**Data**
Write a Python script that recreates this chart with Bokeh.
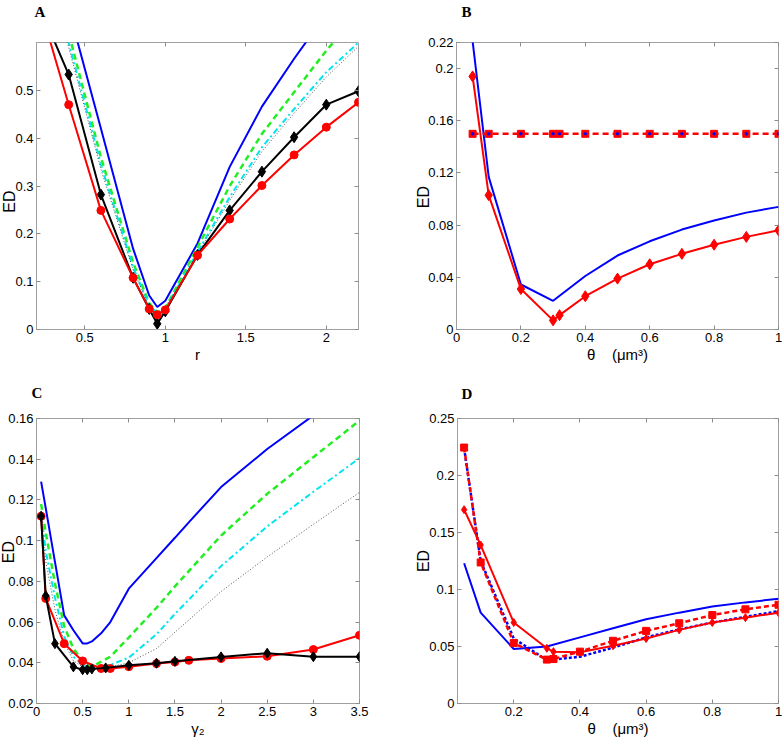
from bokeh.plotting import figure
from bokeh.layouts import column, row
from bokeh.models import FixedTicker, LinearAxis, Range1d, CustomJSTickFormatter
from bokeh.embed import file_html
from bokeh.resources import INLINE

# ---------------- Panel A data ----------------
a_x = [0.2, 0.4, 0.6, 0.8, 0.9, 0.95, 1.0, 1.2, 1.4, 1.6, 1.8, 2.0, 2.2]
a_red = [0.70, 0.470, 0.249, 0.108, 0.043, 0.031, 0.041, 0.155, 0.231, 0.301, 0.365, 0.423, 0.475]
a_black = [0.69, 0.533, 0.282, 0.108, 0.043, 0.012, 0.038, 0.156, 0.249, 0.330, 0.402, 0.470, 0.498]
a_blue = [0.93, 0.67, 0.42, 0.169, 0.071, 0.047, 0.060, 0.180, 0.340, 0.466, 0.566, 0.66, 0.74]
a_green = [0.88, 0.62, 0.36, 0.14, 0.055, 0.036, 0.045, 0.172, 0.300, 0.409, 0.496, 0.583, 0.66]
a_cyan = [0.86, 0.60, 0.345, 0.13, 0.050, 0.035, 0.044, 0.162, 0.277, 0.381, 0.461, 0.538, 0.60]
a_dot = [0.85, 0.59, 0.335, 0.125, 0.048, 0.035, 0.043, 0.158, 0.270, 0.372, 0.452, 0.528, 0.592]
a_xticks = [0.5, 1, 1.5, 2]
a_yticks = [0, 0.1, 0.2, 0.3, 0.4, 0.5]

# ---------------- Panel B data ----------------
b_x = [0.05, 0.1, 0.2, 0.3, 0.32, 0.4, 0.5, 0.6, 0.7, 0.8, 0.9, 1.0]
b_red = [0.194, 0.103, 0.031, 0.007, 0.011, 0.0255, 0.039, 0.050, 0.058, 0.065, 0.071, 0.076]
b_const = [0.15, 0.15, 0.15, 0.15, 0.15, 0.15, 0.15, 0.15, 0.15, 0.15, 0.15, 0.15]
b_blue_x = [0.05, 0.1, 0.2, 0.3, 0.4, 0.5, 0.6, 0.7, 0.8, 0.9, 1.0]
b_blue = [0.221, 0.117, 0.0345, 0.022, 0.041, 0.0567, 0.0676, 0.0766, 0.0835, 0.0896, 0.094]
b_xticks = [0, 0.2, 0.4, 0.6, 0.8, 1]
b_yticks = [0, 0.04, 0.08, 0.12, 0.16, 0.2, 0.22]

# ---------------- Panel C data ----------------
c_red_x = [0.05, 0.1, 0.3, 0.5, 0.7, 0.8, 1.0, 1.3, 1.5, 1.65, 2.0, 2.5, 3.0, 3.5]
c_red = [0.112, 0.0716, 0.0494, 0.0409, 0.0372, 0.0372, 0.0381, 0.0396, 0.0404, 0.0412, 0.0421, 0.0432, 0.0465, 0.0535]
c_black_x = [0.05, 0.1, 0.2, 0.4, 0.5, 0.55, 0.6, 0.75, 1.0, 1.3, 1.5, 2.0, 2.5, 3.0, 3.5]
c_black = [0.112, 0.0729, 0.0494, 0.038, 0.0366, 0.0366, 0.0370, 0.0375, 0.0388, 0.0398, 0.0407, 0.0429, 0.0447, 0.0430, 0.0430]
c_x = [0.05, 0.1, 0.2, 0.3, 0.4, 0.5, 0.55, 0.6, 0.7, 0.8, 1.0, 1.3, 1.5, 1.65, 2.0, 2.5, 3.0, 3.5]
c_blue = [0.129, 0.116, 0.0896, 0.0633, 0.056, 0.0495, 0.0495, 0.0505, 0.0545, 0.060, 0.0764, 0.0914, 0.1014, 0.109, 0.1263, 0.145, 0.1615, 0.178]
c_green = [0.118, 0.104, 0.079, 0.058, 0.047, 0.041, 0.039, 0.038, 0.0405, 0.0430, 0.0524, 0.067, 0.0775, 0.085, 0.1025, 0.123, 0.141, 0.159]
c_cyan = [0.114, 0.095, 0.072, 0.053, 0.043, 0.039, 0.038, 0.0375, 0.0385, 0.039, 0.0425, 0.054, 0.064, 0.071, 0.0875, 0.107, 0.124, 0.1405]
c_dot = [0.110, 0.090, 0.066, 0.050, 0.041, 0.038, 0.037, 0.037, 0.037, 0.038, 0.040, 0.047, 0.055, 0.061, 0.075, 0.092, 0.108, 0.1237]
c_xticks = [0, 0.5, 1, 1.5, 2, 2.5, 3, 3.5]
c_yticks = [0.02, 0.04, 0.06, 0.08, 0.1, 0.12, 0.14, 0.16]

# ---------------- Panel D data ----------------
d_x = [0.05, 0.1, 0.2, 0.3, 0.32, 0.4, 0.5, 0.6, 0.7, 0.8, 0.9, 1.0]
d_red_sq = [0.2245, 0.1237, 0.053, 0.0385, 0.039, 0.0455, 0.055, 0.0637, 0.0704, 0.0776, 0.0826, 0.0866]
d_red_dm = [0.170, 0.139, 0.071, 0.0484, 0.0455, 0.0449, 0.0507, 0.057, 0.0646, 0.071, 0.0753, 0.0797]
d_blue_x = [0.05, 0.1, 0.2, 0.3, 0.4, 0.5, 0.6, 0.7, 0.8, 0.9, 1.0]
d_blue = [0.123, 0.0797, 0.0478, 0.050, 0.058, 0.066, 0.0739, 0.0797, 0.085, 0.0887, 0.0918]
d_blue_dash = [0.224, 0.125, 0.057, 0.038, 0.041, 0.049, 0.058, 0.065, 0.071, 0.076, 0.081]
d_xticks = [0.2, 0.4, 0.6, 0.8, 1]
d_yticks = [0, 0.05, 0.1, 0.15, 0.2, 0.25]

SANS = "Liberation Sans"
SERIF = "Liberation Serif"
GRAY = "#a0a0a0"
TICKGRAY = "#8c8c8c"
RED = "#ff0000"
BLUE = "#0000ff"
GREEN = "#22ee22"
CYAN = "#00e5ee"
NB = "\u00a0"
THETA_LABEL = "θ" + NB * 4 + "(μm³)"


def make_fig(w, h, xr, yr, xt, yt, xlabel, ylabel, letter, borders, letter_offset,
             letter_standoff, ed_standoff):
    l, r, t, b = borders
    p = figure(width=w, height=h, x_range=Range1d(*xr), y_range=Range1d(*yr),
               output_backend="svg", toolbar_location=None, title=letter,
               min_border_left=l, min_border_right=r, min_border_top=t, min_border_bottom=b)
    p.grid.visible = False
    p.outline_line_color = GRAY
    p.outline_line_width = 1
    p.background_fill_color = "white"
    p.border_fill_color = "white"
    p.title.align = "left"
    p.title.offset = letter_offset
    p.title.text_font = SERIF
    p.title.text_font_style = "bold"
    p.title.text_font_size = "15px"
    p.title.text_color = "black"
    p.title.standoff = letter_standoff
    for ax, ticks in ((p.xaxis[0], xt), (p.yaxis[0], yt)):
        ax.ticker = FixedTicker(ticks=ticks)
        ax.formatter = CustomJSTickFormatter(code="return String(Math.round(tick*1000)/1000);")
        ax.major_tick_in = 4
        ax.major_tick_out = 0
        ax.minor_tick_line_color = None
        ax.axis_line_color = GRAY
        ax.major_tick_line_color = TICKGRAY
        ax.major_label_text_font = SANS
        ax.major_label_text_font_size = "13px"
        ax.major_label_text_color = "black"
        ax.major_label_standoff = 3
        ax.axis_label_text_font = SANS
        ax.axis_label_text_font_size = "15px"
        ax.axis_label_text_font_style = "normal"
        ax.axis_label_text_color = "black"
        ax.axis_label_standoff = 1
    p.xaxis[0].axis_label = xlabel
    p.yaxis[0].axis_label = ylabel
    p.yaxis[0].axis_label_text_font_size = "16px"
    p.yaxis[0].axis_label_standoff = ed_standoff
    blank = "return '';"
    top = LinearAxis(ticker=FixedTicker(ticks=xt), formatter=CustomJSTickFormatter(code=blank),
                     major_tick_in=4, major_tick_out=0, minor_tick_line_color=None,
                     axis_line_color=None, major_tick_line_color=TICKGRAY, major_label_standoff=0)
    right = LinearAxis(ticker=FixedTicker(ticks=yt), formatter=CustomJSTickFormatter(code=blank),
                       major_tick_in=4, major_tick_out=0, minor_tick_line_color=None,
                       axis_line_color=None, major_tick_line_color=TICKGRAY, major_label_standoff=0)
    p.add_layout(top, "above")
    p.add_layout(right, "right")
    return p


# Top-row figures start 21px above the page (and A/C 8px left of it) so that the
# panel letters and the ED labels can sit as close to the edge as in the reference.
# ---- A ----
pA = make_fig(400, 391, (0.2, 2.2), (0, 0.6), a_xticks, a_yticks, "r", "ED" + NB * 7, "A",
              (44, 34, 62, 41), -2, 45, -6)
pA.margin = (-21, 0, 0, -8)
pA.line(a_x, a_blue, line_color=BLUE, line_width=2)
pA.line(a_x, a_green, line_color=GREEN, line_width=2.5, line_dash="6 4")
pA.line(a_x, a_cyan, line_color=CYAN, line_width=2, line_dash="6 3 2 3")
pA.line(a_x, a_dot, line_color="#555555", line_width=1, line_dash="1 2")
pA.line(a_x, a_black, line_color="black", line_width=2)
pA.scatter(a_x, a_black, marker="diamond", size=11, color="black")
pA.line(a_x, a_red, line_color=RED, line_width=2)
pA.scatter(a_x, a_red, marker="circle", size=8, color=RED)

# ---- B ----
pB = make_fig(392, 391, (0, 1), (0, 0.22), b_xticks, b_yticks, THETA_LABEL, "ED" + NB * 5, "B",
              (64, 6, 62, 41), 5, 45, -7)
pB.margin = (-21, 0, 0, 0)
pB.line(b_blue_x, b_blue, line_color=BLUE, line_width=2)
pB.line(b_x, b_const, line_color=RED, line_width=2.5, line_dash="6 4")
pB.scatter(b_x, b_const, marker="square", size=7, color=RED)
pB.scatter(b_x, b_const, marker="circle", size=2.5, color=BLUE)
pB.line(b_x, b_red, line_color=RED, line_width=2)
pB.scatter(b_x, b_red, marker="diamond", size=11, color=RED)

# ---- C ----
pC = make_fig(400, 378, (0, 3.5), (0.02, 0.16), c_xticks, c_yticks, "γ₂", NB * 4 + "ED", "C",
              (44, 33, 53, 40), -5, 35, -12)
pC.margin = (-5, 0, 0, -8)
pC.xaxis[0].axis_label_text_font_size = "17px"
pC.line(c_x, c_dot, line_color="#555555", line_width=1, line_dash="1 2")
pC.line(c_x, c_cyan, line_color=CYAN, line_width=2, line_dash="6 3 2 3")
pC.line(c_x, c_green, line_color=GREEN, line_width=2.5, line_dash="6 4")
pC.line(c_x, c_blue, line_color=BLUE, line_width=2)
pC.line(c_red_x, c_red, line_color=RED, line_width=2)
pC.scatter(c_red_x, c_red, marker="circle", size=8, color=RED)
pC.line(c_black_x, c_black, line_color="black", line_width=2)
pC.scatter(c_black_x, c_black, marker="diamond", size=10, color="black")

# ---- D ----
pD = make_fig(392, 378, (0.03, 1), (0, 0.25), d_xticks, d_yticks, THETA_LABEL, "ED", "D",
              (65, 6, 52, 38), 4, 34, -6)
pD.margin = (-5, 0, 0, 0)
pD.line(d_blue_x, d_blue, line_color=BLUE, line_width=2)
pD.line(d_blue_x, d_blue_dash, line_color=BLUE, line_width=2.5, line_dash="3 2")
pD.line(d_x, d_red_sq, line_color=RED, line_width=2.5, line_dash="5 3")
pD.scatter(d_x, d_red_sq, marker="square", size=7, color=RED)
pD.line(d_x, d_red_dm, line_color=RED, line_width=2)
pD.scatter(d_x, d_red_dm, marker="diamond", size=8, color=RED)

layout = column(row(pA, pB), row(pC, pD))

with open("out.html", "w") as f:
    f.write(file_html(layout, INLINE))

**Problem statement**
Emit the lines of the material exactly, from its first line to the line containing "from bokeh.resources import INLINE", inclusive; leave every picture out.

**Result**
Write a Python script that recreates this chart with Bokeh.
from bokeh.plotting import figure
from bokeh.layouts import column, row
from bokeh.models import FixedTicker, LinearAxis, Range1d, CustomJSTickFormatter
from bokeh.embed import file_html
from bokeh.resources import INLINE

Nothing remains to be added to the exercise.